As for Cortot, he is now esteemed as the greatest of all French pianists, and most of those writers who feel obliged to mention in the same breath that he was also among the most notorious of France’s collabos typically do so in muted, almost apologetic tones. The English music critic Martin Cooper, who wrote the article about Cortot in the second edition of the New Grove Dictionary of Music and Musicians, is a case in point:
His knowledge and love of German culture predisposed him favourably towards the German occupiers of France in 1940–44, and he accepted influential positions in the Vichy government and opportunities to give concerts in Germany. These activities caused him to be considered persona non grata in France and elsewhere for some time after the war.

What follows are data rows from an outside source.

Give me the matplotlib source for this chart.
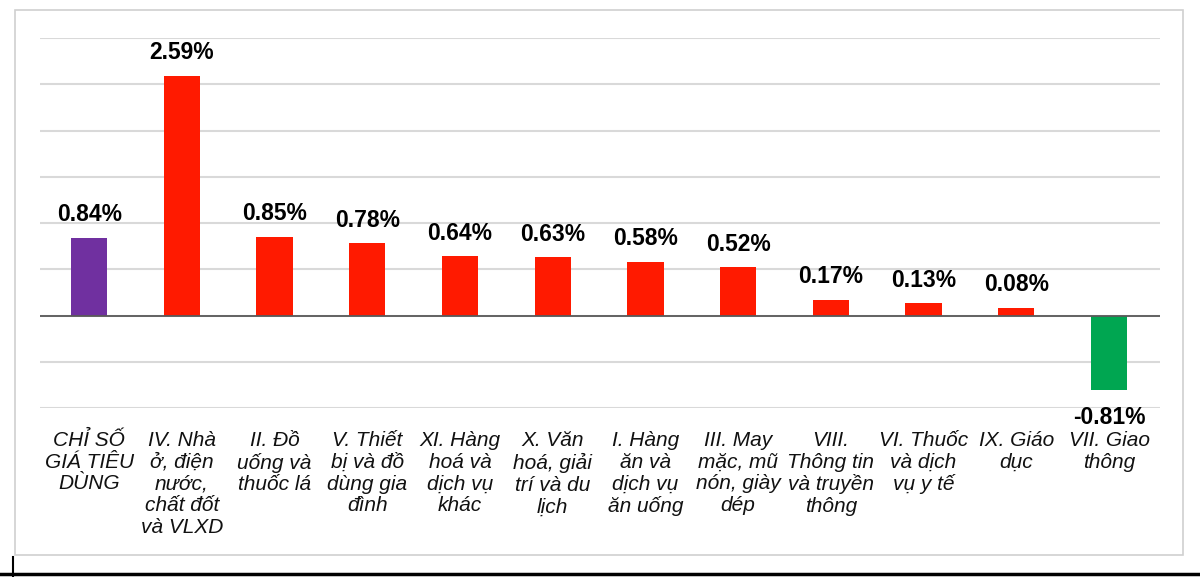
import matplotlib.pyplot as plt
from matplotlib.lines import Line2D
from matplotlib.patches import Rectangle

categories = [
    "CHỈ SỐ\nGIÁ TIÊU\nDÙNG",
    "IV. Nhà\nở, điện\nnước,\nchất đốt\nvà VLXD",
    "II. Đồ\nuống và\nthuốc lá",
    "V. Thiết\nbị và đồ\ndùng gia\nđình",
    "XI. Hàng\nhoá và\ndịch vụ\nkhác",
    "X. Văn\nhoá, giải\ntrí và du\nlịch",
    "I. Hàng\năn và\ndịch vụ\năn uống",
    "III. May\nmặc, mũ\nnón, giày\ndép",
    "VIII.\nThông tin\nvà truyền\nthông",
    "VI. Thuốc\nvà dịch\nvụ y tế",
    "IX. Giáo\ndục",
    "VII. Giao\nthông",
]
values = [0.84, 2.59, 0.85, 0.78, 0.64, 0.63, 0.58, 0.52, 0.17, 0.13, 0.08, -0.81]
value_labels = ["0.84%", "2.59%", "0.85%", "0.78%", "0.64%", "0.63%",
                "0.58%", "0.52%", "0.17%", "0.13%", "0.08%", "-0.81%"]

plt.rcParams['font.family'] = ['Liberation Sans', 'DejaVu Sans']

colors = []
for i, v in enumerate(values):
    if i == 0:
        colors.append("#7030A0")
    elif v < 0:
        colors.append("#00A651")
    else:
        colors.append("#FF1A00")

fig = plt.figure(figsize=(12, 5.77), dpi=100)
ax = fig.add_axes([40/1200, 1-408/577, 1120/1200, 370/577])

x = list(range(len(values)))
ax.bar(x, values, width=0.39, color=colors, zorder=3)

ax.set_ylim(-1.0, 3.0)
ax.set_xlim(-0.53, 11.55)
ax.set_yticks([-1.0, -0.5, 0, 0.5, 1.0, 1.5, 2.0, 2.5, 3.0])
ax.yaxis.grid(True, color="#D9D9D9", lw=1.5, zorder=0)
ax.axhline(0, color="#595959", lw=1.3, zorder=4)
ax.tick_params(axis="y", left=False, labelleft=False)
ax.tick_params(axis="x", bottom=False, pad=13)
ax.set_xticks(x)
ax.set_xticklabels(categories, fontsize=15, style="italic",
                   linespacing=1.18, va="top", ha="center", color="#111111")
for s in ax.spines.values():
    s.set_visible(False)

for xi, v, lab in zip(x, values, value_labels):
    if v >= 0:
        ax.annotate(lab, (xi, v), xytext=(0, 12), textcoords="offset points",
                    ha="center", va="baseline", fontsize=16.5, fontweight="bold")
    else:
        ax.annotate(lab, (xi, v), xytext=(0, -11), textcoords="offset points",
                    ha="center", va="top", fontsize=16.5, fontweight="bold")

# outer frame and screenshot edge
fig.patches.append(Rectangle((15/1200, 1-555/577), 1168/1200, 545/577,
                             transform=fig.transFigure, fill=False,
                             edgecolor="#D0D0D0", lw=1.2))
fig.lines.append(Line2D([0, 1], [1-574/577, 1-574/577], transform=fig.transFigure,
                        color="black", lw=2.5))
fig.lines.append(Line2D([13/1200, 13/1200], [0, 1-557/577], transform=fig.transFigure,
                        color="black", lw=1.5))

fig.savefig("out.png", dpi=100)
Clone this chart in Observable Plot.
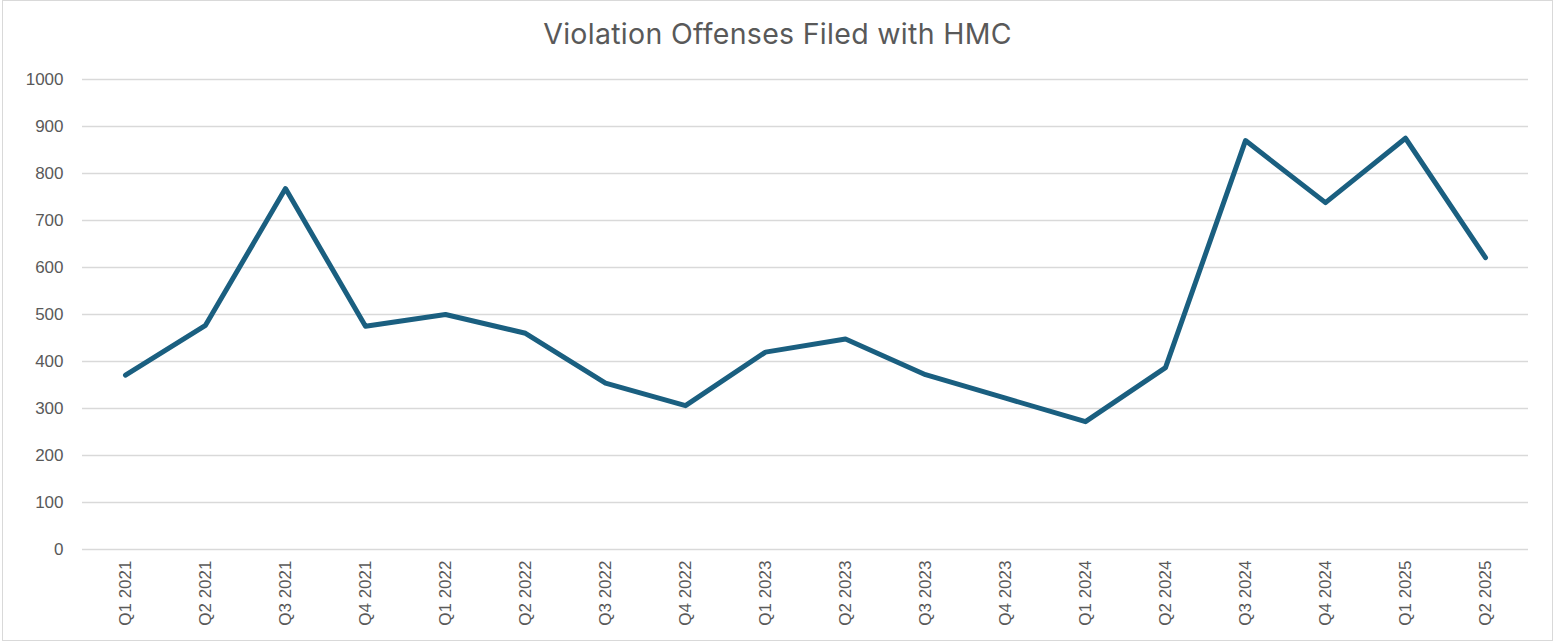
<!DOCTYPE html>
<html>
<head>
<meta charset="utf-8">
<script src="https://cdn.jsdelivr.net/npm/d3@7"></script>
<script src="https://cdn.jsdelivr.net/npm/@observablehq/plot@0.6"></script>
<style>
  html, body { margin: 0; padding: 0; background: #fff; }
  #frame {
    position: absolute; left: 2px; top: 0px;
    width: 1549px; height: 639px;
    border: 1px solid #d9d9d9; background: #fff;
  }
  #title {
    position: absolute; left: 0; top: 15px; width: 100%;
    text-align: center; font-family: Inter, "Open Sans", sans-serif;
    font-size: 28.5px; color: #595959; letter-spacing: 0.3px; line-height: 36px;
  }
  #chart { position: absolute; left: 0; top: 60px; }
</style>
</head>
<body>
<div id="frame">
  <div id="title">Violation Offenses Filed with HMC</div>
  <div id="chart"></div>
</div>
<script>
const quarters = ["Q1 2021","Q2 2021","Q3 2021","Q4 2021","Q1 2022","Q2 2022","Q3 2022","Q4 2022","Q1 2023","Q2 2023","Q3 2023","Q4 2023","Q1 2024","Q2 2024","Q3 2024","Q4 2024","Q1 2025","Q2 2025"];
const offenses = [371, 477, 768, 475, 500, 460, 354, 306, 420, 448, 372, 322, 272, 387, 870, 738, 875, 621];
const yTicks = [0, 100, 200, 300, 400, 500, 600, 700, 800, 900, 1000];

const data = quarters.map((q, i) => ({quarter: q, value: offenses[i]}));

const chart = Plot.plot({
  width: 1549,
  height: 579,
  marginLeft: 79,
  marginRight: 24,
  marginTop: 18,
  marginBottom: 91,
  style: {fontFamily: "'Liberation Sans', Arial, sans-serif", fontSize: "17px", color: "#595959", background: "#fff"},
  x: {type: "point", domain: quarters, padding: 0.5, label: null},
  y: {domain: [0, 1000], label: null},
  marks: [
    Plot.ruleY(yTicks, {stroke: "#d9d9d9", strokeWidth: 1.5}),
    Plot.axisY({ticks: yTicks, tickFormat: d3.format("d"), tickSize: 0, tickPadding: 19, label: null, fontSize: 17, fill: "#595959"}),
    Plot.axisX({tickSize: 0, tickPadding: 11, tickRotate: -90, label: null, fontSize: 17, fill: "#595959"}),
    Plot.line(data, {x: "quarter", y: "value", stroke: "#1a5f80", strokeWidth: 5, strokeLinejoin: "round", strokeLinecap: "round"})
  ]
});
document.getElementById("chart").appendChild(chart);
</script>
</body>
</html>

It is hard not to sympathize with such apologists, since recreative geniuses like Cortot—and no lesser word is strong enough—are always thin on the ground. For me as for other musicians and listeners, his recordings are revelatory, and it is impossible for me to imagine willingly doing without them. They prove that Cortot was worthy to have been ranked alongside the likes of Josef Hofmann, Sergei Rachmaninoff, and Artur Schnabel, the tallest giants of the golden age of classical piano playing.
How, then, are we to come to terms with the fact that they are the work of a man who collaborated enthusiastically with the most monstrous regime that the world has ever known? Ultimately unsatisfying as it is, the answer is that we cannot, and should not. What Cortot did during World War II will taint to the end of time the memory of his supreme artistry. Yet it cannot alter the indelible fact of that artistry, or help us understand how an artist capable of bringing such art into being was also capable of behaving as he did at the supreme moment of moral choice. For as Clement Greenberg so wisely said, “art solves nothing, either for the artist himself or for those who receive his art.” Least of all can it solve the impenetrable mystery of how beautiful art can be made by ugly men who—human, all too human—succumb to the temptation to serve evil and sell their souls. In the end, all we can do is love their art, but remember their deeds.
1 Alfred Cortot: The Master Pianist (EMI), a seven-CD boxed set, contains a representative selection of his solo and chamber-music recordings (including the 1933 version of Chopin’s Préludes discussed below).
2 The only full-length biography of the pianist, Bernard Gavoty’s Alfred Cortot (1995), is an exercise in hagiography that has yet to be translated into English.